Tanzania has made significant advances in cutting maternal deaths thanks to a United Nations-sponsored programme that brings public and private sectors together to resolve one of the most stubborn but preventable woes afflicting the developing world, top officials said.
At a news conference at UN Headquarters in New York, attended by Tanzanian President Jakaya Kikwete, New York City Mayor Michael Bloomberg, and Dr. Helen Agerup, head of the H&B Agerup Foundation, Secretary-General Ban Ki-moon lauded the Global Strategy for Women’s and Children’s Health for advancing concrete partnerships on the ground.
“To sustain and build upon these results, we need partnerships. We need mayors and presidents, grassroots activists and health care workers,” Ban said, noting that the partnership between the three leaders alone has helped cut maternal deaths by roughly one third in two years in the Kigoma, Morogoro and Pwani regions of Tanzania.

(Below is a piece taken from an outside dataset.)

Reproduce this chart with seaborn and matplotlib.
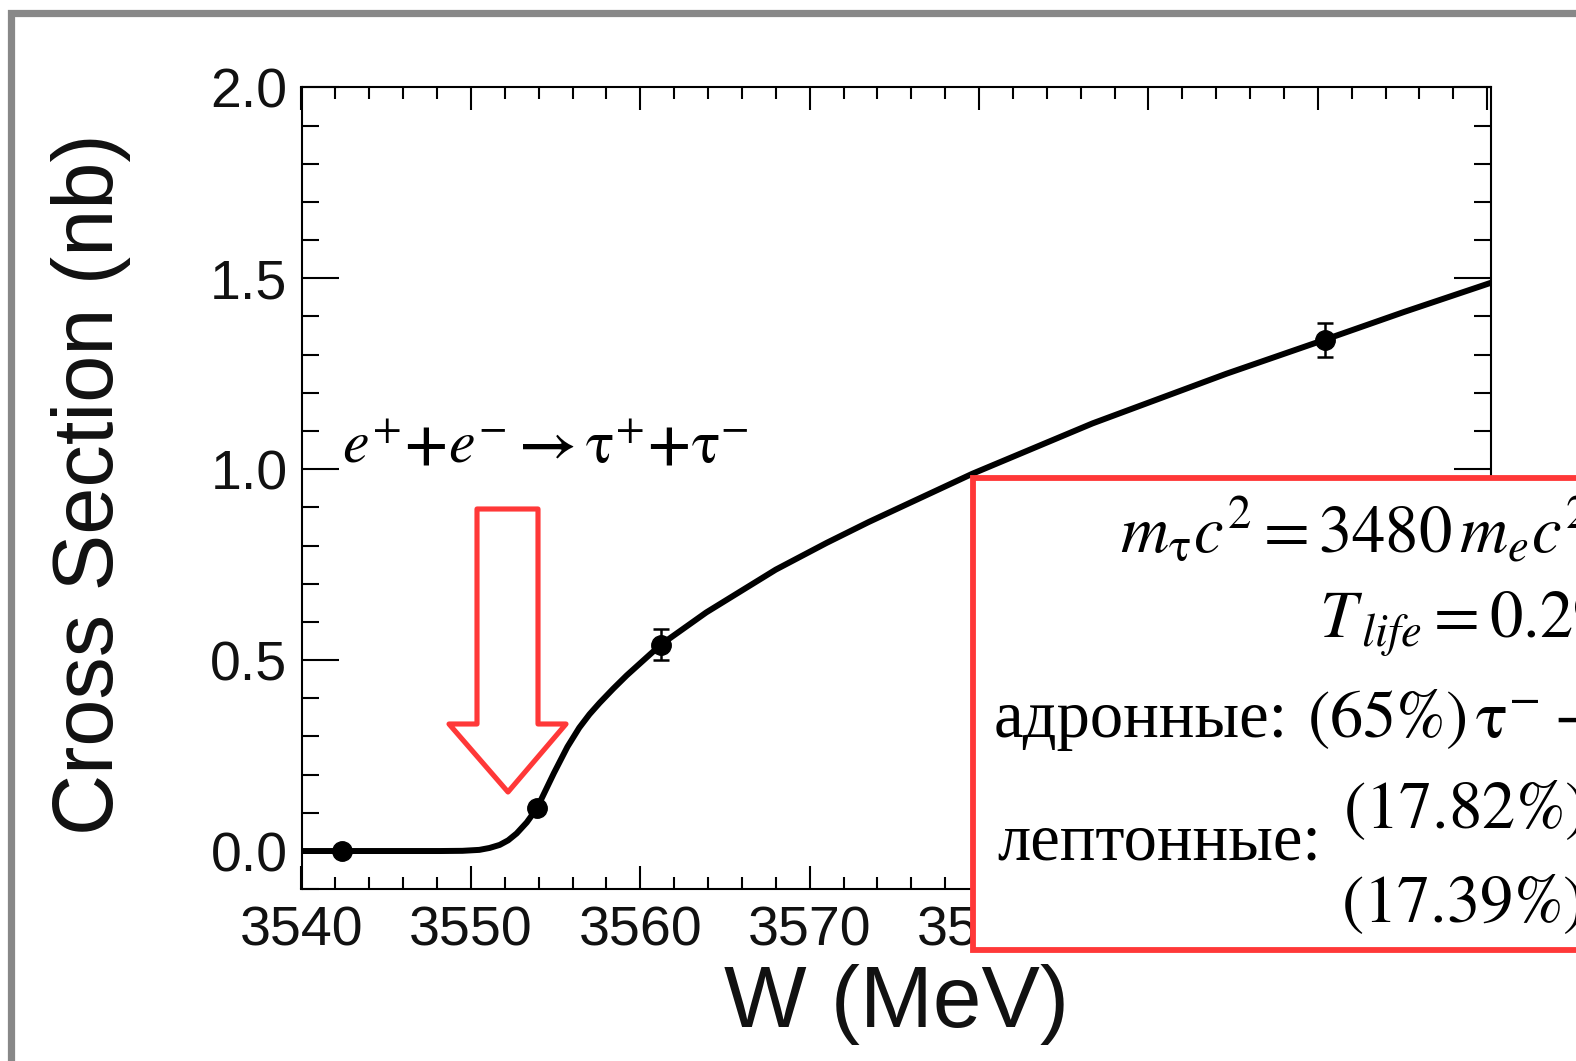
import matplotlib
matplotlib.use('Agg')
import matplotlib.pyplot as plt
import seaborn as sns
from matplotlib.patches import Rectangle, Polygon
from matplotlib.ticker import MultipleLocator

# ---- data ----
curve_w = [3540.0, 3544.0, 3548.2, 3549.5, 3550.5, 3551.1, 3551.7, 3552.2,
           3552.7, 3553.3, 3553.9, 3554.9, 3555.7, 3556.4, 3557.0, 3557.6,
           3558.4, 3559.2, 3560.2, 3561.2, 3563.9, 3568.0, 3571.0, 3573.5,
           3579.6, 3586.7, 3594.6, 3600.4, 3605.1, 3610.2]
curve_sigma = [0.0, 0.0, 0.0, 0.0005, 0.003, 0.008, 0.016, 0.028,
               0.046, 0.075, 0.112, 0.204, 0.273, 0.323, 0.358, 0.388,
               0.425, 0.46, 0.50, 0.54, 0.625, 0.737, 0.807, 0.862,
               0.988, 1.12, 1.25, 1.339, 1.412, 1.488]
data_w = [3542.4, 3553.9, 3561.2, 3600.4]
data_sigma = [0.0, 0.112, 0.54, 1.339]
data_err = [0.01, 0.01, 0.041, 0.045]
x_ticks = [3540, 3550, 3560, 3570, 3580, 3590, 3600, 3610]
y_ticks = [0.0, 0.5, 1.0, 1.5, 2.0]
y_ticklabels = ['0.0', '0.5', '1.0', '1.5', '2.0']
x_label = 'W (MeV)'
y_label = 'Cross Section (nb)'
reaction = r'$e^{+}\mathbf{+}e^{-}\mathbf{\rightarrow}\mathrm{\tau}^{+}\mathbf{+}\mathrm{\tau}^{-}$'
line_mass = r'$m_{\mathrm{\tau}}c^{2}=3480\,m_{e}c^{2}$'
line_life = r'$T_{\,life}=0.29\cdot10^{-12}$ с'
hadr_label = 'адронные:'
hadr_formula = r'$(65\%)\,\mathrm{\tau}^{-}\rightarrow\nu_{\mathrm{\tau}}$ + адроны'
lept_label = 'лептонные:'
lept_formula_1 = r'$(17.82\%)\,\mathrm{\tau}^{-}\rightarrow e^{-}\bar{\nu}_{e}\nu_{\mathrm{\tau}}$'
lept_formula_2 = r'$(17.39\%)\,\mathrm{\tau}^{-}\rightarrow \mu^{-}\bar{\nu}_{\mu}\nu_{\mathrm{\tau}}$'

# ---- style ----
sns.set_theme(style='ticks')
plt.rcParams['font.family'] = ['Liberation Sans', 'DejaVu Sans']
plt.rcParams['mathtext.fontset'] = 'stix'

W, H = 1576, 1061
fig = plt.figure(figsize=(W / 100, H / 100), dpi=100)
fig.patch.set_facecolor('white')


def fx(px):
    return px / W


def fy(py):
    return 1 - py / H


ax_l, ax_r, ax_t, ax_b = 301.5, 1490.6, 87.4, 889.2
ax = fig.add_axes([fx(ax_l), fy(ax_b), (ax_r - ax_l) / W, (ax_b - ax_t) / H])
ax.set_facecolor('white')

sns.lineplot(x=curve_w, y=curve_sigma, ax=ax, color='black', lw=4.3,
             solid_joinstyle='round', zorder=3)
ax.errorbar(data_w, data_sigma, yerr=data_err, fmt='o', color='black',
            ms=14, capsize=6, elinewidth=1.8, capthick=1.8, zorder=4)

ax.set_xlim(3540, 3610.2)
ax.set_ylim(-0.1, 2.0)
ax.set_xticks(x_ticks)
ax.set_xticklabels([str(t) for t in x_ticks])
ax.set_yticks(y_ticks)
ax.set_yticklabels(y_ticklabels)
ax.xaxis.set_minor_locator(MultipleLocator(2))
ax.yaxis.set_minor_locator(MultipleLocator(0.1))
ax.tick_params(which='both', direction='in', top=True, right=True,
               width=1.5, color='black', labelcolor='#111111', labelsize=40)
ax.tick_params(axis='y', which='major', length=26.5, pad=10)
ax.tick_params(axis='y', which='minor', length=12.2)
ax.tick_params(axis='x', which='major', length=16.5, pad=12)
ax.tick_params(axis='x', which='minor', length=8.6)
for s in ax.spines.values():
    s.set_linewidth(1.5)
    s.set_color('black')

ax.set_xlabel(x_label, fontsize=63, color='#111111')
ax.set_ylabel(y_label, fontsize=61, color='#111111')
ax.xaxis.set_label_coords(0.5, -0.093)
ax.yaxis.set_label_coords(-0.143, 0.505)

# reaction label
fig.text(fx(342), fy(463), reaction, fontsize=43, color='black',
         ha='left', va='baseline')

# hollow red arrow
arrow_px = [(477, 509), (538, 509), (538, 724), (566, 724), (508, 792),
            (449, 724), (477, 724)]
arrow = Polygon([(fx(x), fy(y)) for x, y in arrow_px], closed=True,
                transform=fig.transFigure, fill=False, ec='#FF3838', lw=3.7,
                joinstyle='round', zorder=6)
fig.add_artist(arrow)

# gray slide frame
frame = Rectangle((fx(10.5), -0.2), 1.3, fy(12.7) + 0.2, transform=fig.transFigure,
                  fill=False, ec='#888888', lw=5.2, zorder=1)
fig.add_artist(frame)

# red info box
box = Rectangle((fx(973), fy(950)), 1.0, (950 - 478) / H, transform=fig.transFigure,
                fc='white', ec='#FF3838', lw=4.2, zorder=10)
fig.add_artist(box)

serif = ['Liberation Serif', 'DejaVu Serif']
tkw = dict(fontsize=48, color='black', ha='left', va='baseline', zorder=11,
           family=serif)
fig.text(fx(1120), fy(553), line_mass, **tkw)
fig.text(fx(1319), fy(638), line_life, **tkw)
fig.text(fx(994), fy(737), hadr_label, **tkw)
fig.text(fx(1307), fy(737), hadr_formula, **tkw)
fig.text(fx(997), fy(860), lept_label, **tkw)
fig.text(fx(1343), fy(828), lept_formula_1, **tkw)
fig.text(fx(1341), fy(923), lept_formula_2, **tkw)

fig.savefig('out.png', dpi=100, facecolor='white')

The Global Strategy – developed under Ban’s auspices with support from The Partnership for Maternal, Newborn & Child Health – was launched at the time of the UN Leaders’ Summit for the Millennium Development Goals (MDGs) in 2010, with some $40 billion pledged towards women’s and children’s health.
It seeks to attain the fourth and fifth of the eight poverty-fighting MDGs that focus on reducing child mortality and improving maternal health.
In his remarks, Ban noted that President Kikwete was one of the first world leaders to back the Global Strategy and is also one of its main drivers.
He also noted that Mayor Bloomberg, well-known for his commitment to improving the health of New Yorkers, is working for the health of women in Tanzania through Bloomberg Philanthropies, which funds efforts to help pregnant women and their babies in rural and isolated areas. Dr. Agerup, he added, is leading the H&B Agerup Foundation to invest in health of women and children over the next few years.